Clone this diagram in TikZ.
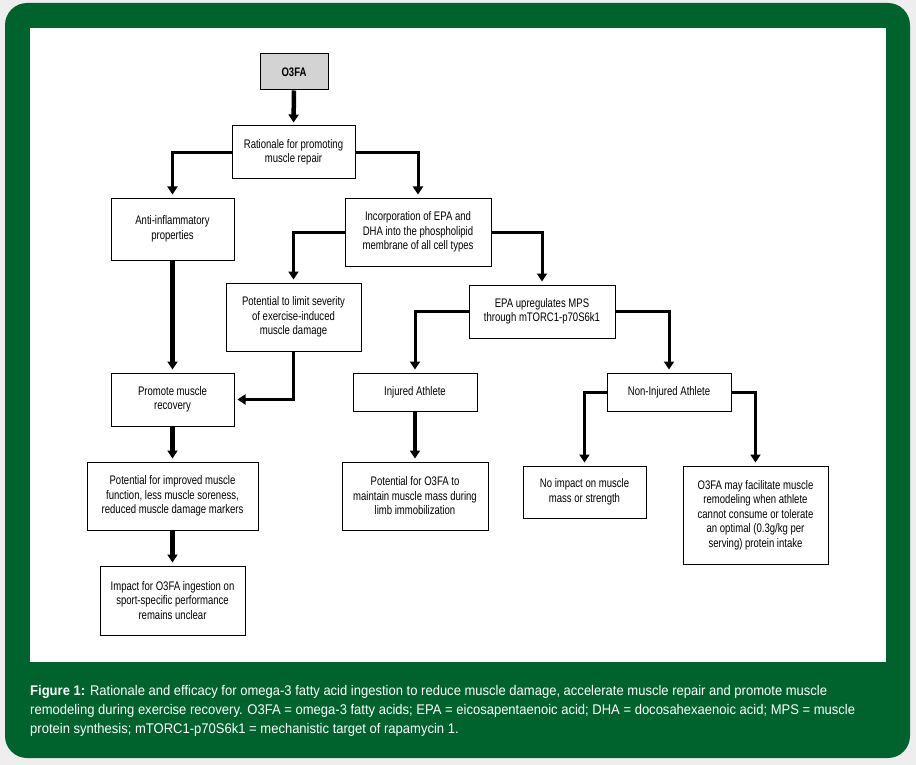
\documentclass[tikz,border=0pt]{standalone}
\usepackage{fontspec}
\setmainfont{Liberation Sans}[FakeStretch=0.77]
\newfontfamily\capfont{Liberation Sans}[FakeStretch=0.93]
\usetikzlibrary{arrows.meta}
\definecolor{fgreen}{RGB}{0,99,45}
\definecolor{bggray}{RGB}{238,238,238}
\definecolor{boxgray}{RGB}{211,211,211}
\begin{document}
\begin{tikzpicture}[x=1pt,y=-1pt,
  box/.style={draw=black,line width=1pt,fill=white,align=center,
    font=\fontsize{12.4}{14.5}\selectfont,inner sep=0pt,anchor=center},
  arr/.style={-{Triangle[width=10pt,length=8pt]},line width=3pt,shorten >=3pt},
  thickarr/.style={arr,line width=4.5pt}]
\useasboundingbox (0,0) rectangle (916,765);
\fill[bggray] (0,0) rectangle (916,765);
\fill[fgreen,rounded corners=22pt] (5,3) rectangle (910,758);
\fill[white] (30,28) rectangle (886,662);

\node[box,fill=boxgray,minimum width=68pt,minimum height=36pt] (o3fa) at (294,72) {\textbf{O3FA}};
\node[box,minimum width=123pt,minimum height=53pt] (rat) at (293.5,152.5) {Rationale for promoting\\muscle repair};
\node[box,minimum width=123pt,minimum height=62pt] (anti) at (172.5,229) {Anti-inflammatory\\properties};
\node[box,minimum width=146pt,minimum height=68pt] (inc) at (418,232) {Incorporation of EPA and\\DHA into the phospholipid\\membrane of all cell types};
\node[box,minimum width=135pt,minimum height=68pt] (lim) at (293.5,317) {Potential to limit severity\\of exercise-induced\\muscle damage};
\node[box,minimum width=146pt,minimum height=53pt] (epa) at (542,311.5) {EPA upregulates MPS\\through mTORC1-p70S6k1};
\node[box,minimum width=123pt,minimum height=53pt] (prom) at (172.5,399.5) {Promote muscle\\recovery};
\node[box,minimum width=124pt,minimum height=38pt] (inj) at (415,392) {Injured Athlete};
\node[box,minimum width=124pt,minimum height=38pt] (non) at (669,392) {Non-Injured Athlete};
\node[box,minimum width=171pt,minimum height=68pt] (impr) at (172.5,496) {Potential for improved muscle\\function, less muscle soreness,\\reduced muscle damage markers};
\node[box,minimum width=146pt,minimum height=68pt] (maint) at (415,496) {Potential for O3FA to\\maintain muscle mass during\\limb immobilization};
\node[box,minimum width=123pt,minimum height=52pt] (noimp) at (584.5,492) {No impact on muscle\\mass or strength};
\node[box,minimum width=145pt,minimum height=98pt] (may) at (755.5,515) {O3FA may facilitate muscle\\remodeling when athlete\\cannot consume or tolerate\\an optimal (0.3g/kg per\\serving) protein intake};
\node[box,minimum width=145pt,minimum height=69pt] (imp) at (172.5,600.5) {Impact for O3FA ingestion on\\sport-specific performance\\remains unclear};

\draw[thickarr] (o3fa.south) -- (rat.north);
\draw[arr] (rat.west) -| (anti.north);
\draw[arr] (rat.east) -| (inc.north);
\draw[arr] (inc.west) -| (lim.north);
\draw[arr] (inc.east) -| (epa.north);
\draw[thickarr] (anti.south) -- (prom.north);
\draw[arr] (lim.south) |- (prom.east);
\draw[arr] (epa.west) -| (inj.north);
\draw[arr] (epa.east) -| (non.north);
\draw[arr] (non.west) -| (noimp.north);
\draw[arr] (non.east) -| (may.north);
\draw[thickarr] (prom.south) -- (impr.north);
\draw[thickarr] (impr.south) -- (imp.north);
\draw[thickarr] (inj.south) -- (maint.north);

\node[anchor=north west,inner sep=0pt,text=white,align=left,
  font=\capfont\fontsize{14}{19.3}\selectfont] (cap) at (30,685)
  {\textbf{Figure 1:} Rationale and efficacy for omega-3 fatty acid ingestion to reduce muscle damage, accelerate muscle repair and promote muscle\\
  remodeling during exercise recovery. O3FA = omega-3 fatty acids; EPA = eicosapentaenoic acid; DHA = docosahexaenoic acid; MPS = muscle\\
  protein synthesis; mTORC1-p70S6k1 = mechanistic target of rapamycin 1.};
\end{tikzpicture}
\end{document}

» **Challenge**: Repeat, word for word and with no pictures, only the lines running from the beginning of the data to the line that contains "(30,28) rectangle (886,662);".

» **Exercise result**:
Clone this diagram in TikZ.
\documentclass[tikz,border=0pt]{standalone}
\usepackage{fontspec}
\setmainfont{Liberation Sans}[FakeStretch=0.77]
\newfontfamily\capfont{Liberation Sans}[FakeStretch=0.93]
\usetikzlibrary{arrows.meta}
\definecolor{fgreen}{RGB}{0,99,45}
\definecolor{bggray}{RGB}{238,238,238}
\definecolor{boxgray}{RGB}{211,211,211}
\begin{document}
\begin{tikzpicture}[x=1pt,y=-1pt,
  box/.style={draw=black,line width=1pt,fill=white,align=center,
    font=\fontsize{12.4}{14.5}\selectfont,inner sep=0pt,anchor=center},
  arr/.style={-{Triangle[width=10pt,length=8pt]},line width=3pt,shorten >=3pt},
  thickarr/.style={arr,line width=4.5pt}]
\useasboundingbox (0,0) rectangle (916,765);
\fill[bggray] (0,0) rectangle (916,765);
\fill[fgreen,rounded corners=22pt] (5,3) rectangle (910,758);
\fill[white] (30,28) rectangle (886,662);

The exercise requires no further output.